So here we are again. Had an ectopic in may 2010. Big thanks to this board for all the help provided at that time. And i feel for everyone who is going through a loss.
Currently found out friday that we had a missed mc at 9 wk 3 days. Had a feeling something was off. Didn't feel I was gaining any wt and was starting to feel better. Less nausea and fatigue. Previously had a heartbeat at 6 weeks. Was a little concerned then because np said the gest sac was larger than it should be for size of baby. But she didn't seem concerned.
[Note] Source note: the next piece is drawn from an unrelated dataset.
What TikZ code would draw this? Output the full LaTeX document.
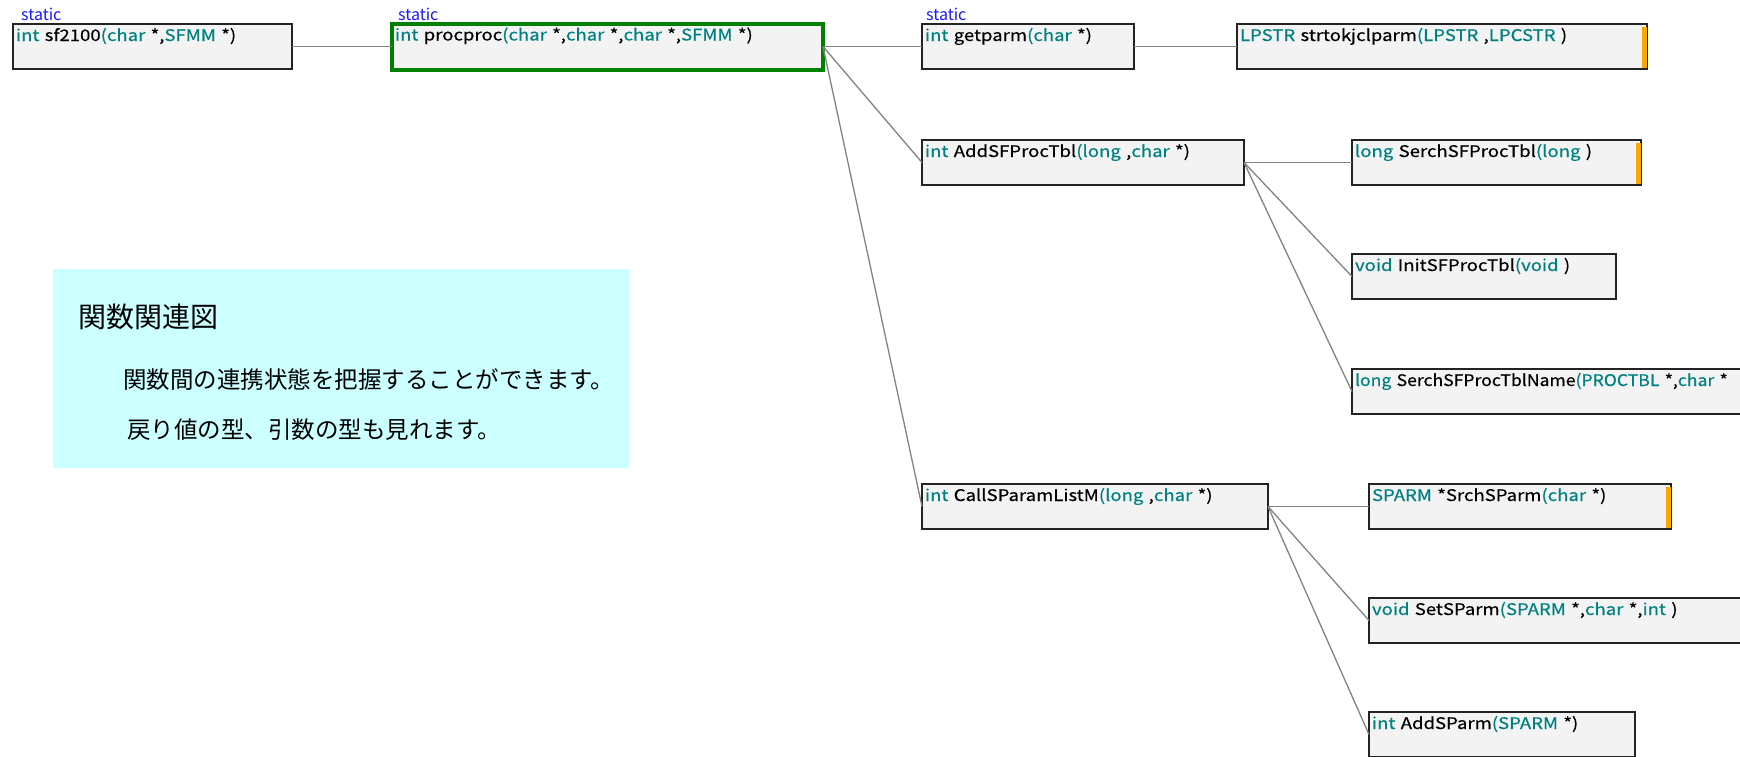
\documentclass[tikz,border=0pt]{standalone}
\usepackage{fontspec}
\setmainfont{Noto Sans CJK JP}
\newfontfamily\boxfont[FakeStretch=1.16,FakeBold=0.4]{Noto Sans CJK JP}
\newfontfamily\boxfontn[FakeStretch=1.1,FakeBold=0.4]{Noto Sans CJK JP}
\definecolor{tl}{RGB}{0,128,128}
\definecolor{stblue}{RGB}{25,25,255}
\definecolor{boxfill}{RGB}{243,243,243}
\definecolor{boxline}{RGB}{35,35,35}
\definecolor{panelc}{RGB}{204,255,255}
\definecolor{conn}{RGB}{130,130,130}
\definecolor{hl}{RGB}{0,128,0}
\definecolor{barc}{RGB}{255,165,0}
\newcommand\ty[1]{\textcolor{tl}{#1}}
\tikzset{
  fnbox/.style={draw=boxline, line width=1.3pt, fill=boxfill, anchor=north west,
    outer sep=0pt, inner xsep=3pt, inner ysep=0pt, text height=17pt, text depth=28pt,
    align=left, font=\boxfont\fontsize{16pt}{16pt}\selectfont, text width=#1},
  selbox/.style={fnbox=#1, draw=hl, line width=4pt},
  conline/.style={draw=conn, line width=1.3pt},
  statlabel/.style={anchor=base west, inner sep=0pt, text=stblue, font=\fontsize{16pt}{16pt}\selectfont},
  orbar/.style={fill=barc, draw=none},
  jtext/.style={anchor=west, inner sep=0pt, text=black},
}
\begin{document}
\begin{tikzpicture}[x=1pt, y=-1pt]
\path[use as bounding box] (0,0) rectangle (1740,756);
\clip (0,0) rectangle (1740,756);
% panel
\node[fill=panelc, anchor=north west, minimum width=576pt, minimum height=199pt, inner sep=0pt, outer sep=0pt] (panel) at (53,269) {};
\node[jtext, font=\fontsize{28pt}{28pt}\selectfont] (ttl) at (78,317) {関数関連図};
\node[jtext, font=\fontsize{23.5pt}{23.5pt}\selectfont] (l1) at (123,380) {関数間の連携状態を把握することができます。};
\node[jtext, font=\fontsize{23.5pt}{23.5pt}\selectfont] (l2) at (127,430) {戻り値の型、引数の型も見れます。};

% nodes
\node[fnbox=273pt] (sf) at (13,24) {\ty{int} sf2100\ty{(char} *,\ty{SFMM} *)};
\node[selbox=425pt, text depth=29pt] (pp) at (392,23.5) {\ty{int} procproc\ty{(char} *,\ty{char} *,\ty{char} *,\ty{SFMM} *)};
\node[fnbox=206pt] (gp) at (922,24) {\ty{int} getparm\ty{(char} *)};
\node[fnbox=404pt] (st) at (1237,24) {\ty{LPSTR} strtokjclparm\ty{(LPSTR} ,\ty{LPCSTR} )};
\node[fnbox=316pt] (ad) at (922,140) {\ty{int} AddSFProcTbl\ty{(long} ,\ty{char} *)};
\node[fnbox=283pt] (ss) at (1352,140) {\ty{long} SerchSFProcTbl\ty{(long} )};
\node[fnbox=258pt] (in) at (1352,254) {\ty{void} InitSFProcTbl\ty{(void} )};
\node[fnbox=500pt, font=\boxfontn\fontsize{16pt}{16pt}\selectfont] (sn) at (1352,369) {\ty{long} SerchSFProcTblName\ty{(PROCTBL} *,\ty{char} *};
\node[fnbox=340pt] (cl) at (922,484) {\ty{int} CallSParamListM\ty{(long} ,\ty{char} *)};
\node[fnbox=296pt] (sp) at (1369,484) {\ty{SPARM} *SrchSParm\ty{(char} *)};
\node[fnbox=500pt] (se) at (1369,598) {\ty{void} SetSParm\ty{(SPARM} *,\ty{char} *,\ty{int} )};
\node[fnbox=260pt] (as) at (1369,712) {\ty{int} AddSParm\ty{(SPARM} *)};

% connectors
\path[conline] (sf.east) -- (pp.west);
\path[conline] (pp.east) -- (gp.west);
\path[conline] (pp.east) -- (ad.west);
\path[conline] (pp.east) -- (cl.west);
\path[conline] (gp.east) -- (st.west);
\path[conline] (ad.east) -- (ss.west);
\path[conline] (ad.east) -- (in.west);
\path[conline] (ad.east) -- (sn.west);
\path[conline] (cl.east) -- (sp.west);
\path[conline] (cl.east) -- (se.west);
\path[conline] (cl.east) -- (as.west);

% orange bars
\path[orbar] ([xshift=-5pt,yshift=-3pt]st.north east) rectangle ([xshift=0.3pt,yshift=1.5pt]st.south east);
\path[orbar] ([xshift=-5pt,yshift=-3pt]ss.north east) rectangle ([xshift=0.3pt,yshift=1.5pt]ss.south east);
\path[orbar] ([xshift=-5pt,yshift=-3pt]sp.north east) rectangle ([xshift=0.3pt,yshift=1.5pt]sp.south east);

% static labels
\node[statlabel] (s1) at (21,20) {static};
\node[statlabel] (s2) at (398,20) {static};
\node[statlabel] (s3) at (926,20) {static};
\end{tikzpicture}
\end{document}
Now I am devastated and confused. Md recommended d and c, but also said I could wait it out. I have read that sometimes drugs are an option, but this wasn't offered to me. I know this has been discussed before, but I would appreciate you sharing your experiences - the good, bad, and ugly.
Thanks!
Re: Devistated and confused - advise please
I had a missed miscarriage (blighted ovum) and was given the option to wait or have a D&C. I chose to wait so that I could go through the process in the privacy and comfort of my home. I also wanted to avoid a medical procedure with risks. After finding out that my pregnancy had failed, I waited about 2 weeks for my body to begin the process. It was unpleasant, painful, and graphic. When checked by my doctor, she found that I had not completed the process naturally and she prescribed me cytotec to take at home. Four doses did the trick and I completed the process. Again, unpleasant, painful, and graphic. I did not need a D&C after the fact but some women who choose to go naturally end up needing one anyway. In the end, I preferred to experience the miscarriage at home with my husband nearby versus the medical procedure. Each person is different though and you need to think about your tolerance level and what will really work best for you. I wish you the very best as you make this horrible situational choice.
P.S. I think a lot of doctors avoid recommending/prescribing medication for this because it has a tendency to not work the first few doses and potentially may also lead to incomplete miscarriages. That is what my OB told me anyway. She gave it to me after my body had already begun the natural process so it was more of an aid to keep things going.
Thank you ladies so much for sharing. I am so sorry for your loss.
Was hoping to have started to miscarry on my own by now, but no such luck. I would ideally choose to miscarry naturally, but due to work and scheduled trainings, that could potentially be a disaster. I feel guilty that I am letting outside factors influence my decision. On the other hand, I am angry with my body for keeping this non viable baby around. Now that sounds even more harsh.